左官の技に挑戦

 

秋のある日、文化財修復・展示棟で開かれた奈良県文化財保存事務所主催のワークショップ「知ってる?建造物修復の現場(左官編)」に参加しました。

文化財修理に欠かせない左官の技に挑戦する企画です。

リアルな『現場』にワクワク

ワークショップ会場は歴史的建造物修復工房。普段は入ることのできない場所です。

修理用の部材や道具の間近で活動するのって、すごくワクワクしますね!

まずは左官壁の解説から

 

文化村では修復工房を通年公開しているのでガラス越しに工房内を見学することができますが、ワークショップが行なわれるのは工房の奥の方。見学時にはほとんど見えないエリアです。

ちなみに文化財4分野(仏像等彫刻、絵画・書跡等、歴史的建造物、考古遺物)の修復工房の通年公開は日本初の試みで、当村学芸員が4分野の修復工房を詳しく解説をする修復工房見学ツアー(※注)もあります。

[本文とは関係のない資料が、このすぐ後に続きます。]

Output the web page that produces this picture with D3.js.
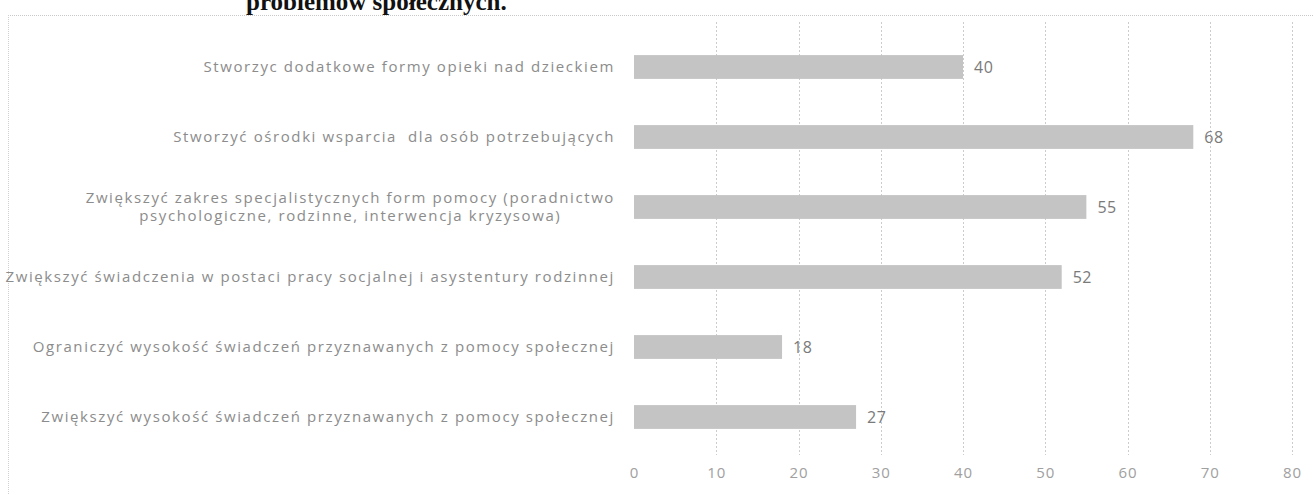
<!DOCTYPE html>
<html><head><meta charset="utf-8">
<script src="https://cdn.jsdelivr.net/npm/d3@7"></script>
<style>html,body{margin:0;padding:0;background:#fff;overflow:hidden} text{white-space:pre}</style>
</head><body>
<svg id="c" width="1313" height="495"></svg>
<script>
const categories = [
  ["Stworzyc dodatkowe formy opieki nad dzieckiem"],
  ["Stworzyć ośrodki wsparcia  dla osób potrzebujących"],
  ["Zwiększyć zakres specjalistycznych form pomocy (poradnictwo", "psychologiczne, rodzinne, interwencja kryzysowa)"],
  ["Zwiększyć świadczenia w postaci pracy socjalnej i asystentury rodzinnej"],
  ["Ograniczyć wysokość świadczeń przyznawanych z pomocy społecznej"],
  ["Zwiększyć wysokość świadczeń przyznawanych z pomocy społecznej"]
];
const values = [40, 68, 55, 52, 18, 27];
const ticks = [0, 10, 20, 30, 40, 50, 60, 70, 80];
const title = "problemów społecznych.";

const svg = d3.select("#c");
const x = d3.scaleLinear().domain([0, 80]).range([634, 1292]);
const y = d3.scaleBand().domain(d3.range(categories.length)).range([32, 452]).paddingInner(0.66).paddingOuter(0.33);

// border
svg.append("line").attr("x1", 8).attr("x2", 1313).attr("y1", 15.5).attr("y2", 15.5)
  .attr("stroke", "#c8c8c8").attr("stroke-dasharray", "1,1");
svg.append("line").attr("x1", 8.5).attr("x2", 8.5).attr("y1", 15).attr("y2", 495)
  .attr("stroke", "#d0d0d0").attr("stroke-dasharray", "1,1");

// title (cut off at top, as in the scanned reference)
svg.append("text").attr("x", 246).attr("y", 10).text(title)
  .attr("font-family", "Liberation Serif").attr("font-weight", "bold").attr("font-size", 25).attr("fill", "#111");

// gridlines
svg.append("g").selectAll("line").data(ticks.filter(t => t > 0)).join("line")
  .attr("x1", d => Math.round(x(d)) + 0.5).attr("x2", d => Math.round(x(d)) + 0.5)
  .attr("y1", 22).attr("y2", 455)
  .attr("stroke", "#cccccc").attr("stroke-dasharray", "2,2");

// x axis
const ax = svg.append("g").attr("transform", "translate(0,462)")
  .call(d3.axisBottom(x).tickValues(ticks).tickSize(0).tickPadding(5));
ax.select(".domain").remove();
ax.selectAll("text").attr("font-family", "Open Sans").attr("font-size", 15).attr("letter-spacing", "1px").attr("fill", "#a0a0a0");

// bars
svg.append("g").selectAll("rect").data(values).join("rect")
  .attr("x", x(0)).attr("y", (d, i) => y(i)).attr("width", d => x(d) - x(0)).attr("height", y.bandwidth())
  .attr("fill", "#c4c4c4");

// value labels
svg.append("g").selectAll("text").data(values).join("text")
  .attr("x", d => x(d) + 11).attr("y", (d, i) => y(i) + y.bandwidth() / 2).attr("dy", "0.35em")
  .text(d => d).attr("font-family", "Open Sans").attr("font-size", 16).attr("letter-spacing", "0.5px").attr("fill", "#7a7a7a");

// category labels (multi-line labels are centred under their widest line)
const fs = 15, rightX = 615, lh = 18;
const cl = svg.append("g").selectAll("text").data(categories).join("text")
  .attr("y", (d, i) => y(i) + y.bandwidth() / 2)
  .attr("font-family", "Open Sans").attr("font-size", fs)
  .attr("letter-spacing", "1.6px").attr("fill", "#8c8c8c");
cl.each(function(lines) {
  const t = d3.select(this);
  if (lines.length === 1) {
    t.attr("text-anchor", "end").append("tspan").attr("x", rightX).attr("dy", "0.35em").text(lines[0]);
    return;
  }
  // measure widest line
  let maxW = 0;
  lines.forEach(ln => {
    const tmp = t.append("tspan").text(ln);
    maxW = Math.max(maxW, tmp.node().getComputedTextLength());
    tmp.remove();
  });
  const cx = rightX - maxW / 2;
  t.attr("text-anchor", "middle");
  lines.forEach((ln, k) => {
    t.append("tspan").attr("x", cx)
      .attr("dy", k === 0 ? ((-(lines.length - 1) * lh / 2) / fs + 0.35) + "em" : lh + "px")
      .text(ln);
  });
});
</script>
</body></html>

※注=修復工房見学ツアー(約40分)は休館日を除き、原則毎日14時から実施していますので、ホームページをご確認ください。

 

子どもたちは名人さん

いよいよ左官体験がスタート。土にワラと砂などを混ぜた材料を壁に塗っていきます。

利き手と反対の手に持ったコテ板に材料を乗せたら、次は利き手の左官コテで材料を壁の下地に見立てた板に押し当てて…。

講師からコテさばきを習う参加者

 

この日の参加者は小学生と保護者など私を入れて10人。みなさんの様子を撮影しつつ、私も挑戦したのですが……。

ボトン・・・。

いきなり、盛大に材料をぶちまけてしまいました。

「こう、下からすくい上げる感じで板に付けて」と手首を使ったコテさばきを実演してくれるのは講師の一級左官技能士・中村斗茂栄氏(橿原市・勇成技建代表)。
なるほど、とアタマでは理解しつつ四苦八苦する私の横で、カンの良い子どもたちがどんどん塗り進めていきます。

順調に塗り進める参加者

 

言い訳してしまいました

そのうちに私も何とか塗り進むことができるようになりましたが、今度は厚みにムラが。

「上に行く時はコテの上の方、下に行くなら下の方を少し浮かせて力を入れずに滑らせて」

中村氏の的確なアドバイスのおかげで、だんだん気持ち良く塗れるようになってきましたが、あっという間に終了時刻に。でも、「撮影しながらの体験だから」と取材を言い訳にして中途半端で終えた私以外は、約40分間の活動時間内にみなさん見事に完成しました。

角まできちんと仕上がった壁

 

ちゃんと伝わりましたね

両親と3人で大和郡山市から参加したSちゃん(小3)は「塗るの楽しかった。またやってみたい!」とノリノリ。

日本の気候風土に合った自然素材の左官壁が見直され始めたとはいえ、「左官」という言葉の意味さえ知らない若い世代もいます。

「知ってもらうことが技術の継承につながる」。そんな中村氏の思いが、伝わった気がするこの日のワークショップでした。

 

五感で感じる体験から文化財への理解が深まり、新たな視点が生まれる…。


文化村では左官体験をはじめ、今後も多彩なワークショップが展開されます。

 

 

プロも学ぶ修復講座>


左官体験の日、歴史的建造物修復工房では週末ごとの連続講座「奈良県文化財建造物保存修復講座」も開かれていました。

受講生はプロの左官のみなさん。通常の技術に加え、文化財の修理技術者に求められる知識や技術を学びたい、という意欲。素晴らしいですね!

東京から通う受講者は「1300年を超える長い年月、大切に培ってきた技術を学べるところなんて、世界中探したって、ほかにはないんじゃないかな」と話してくれました。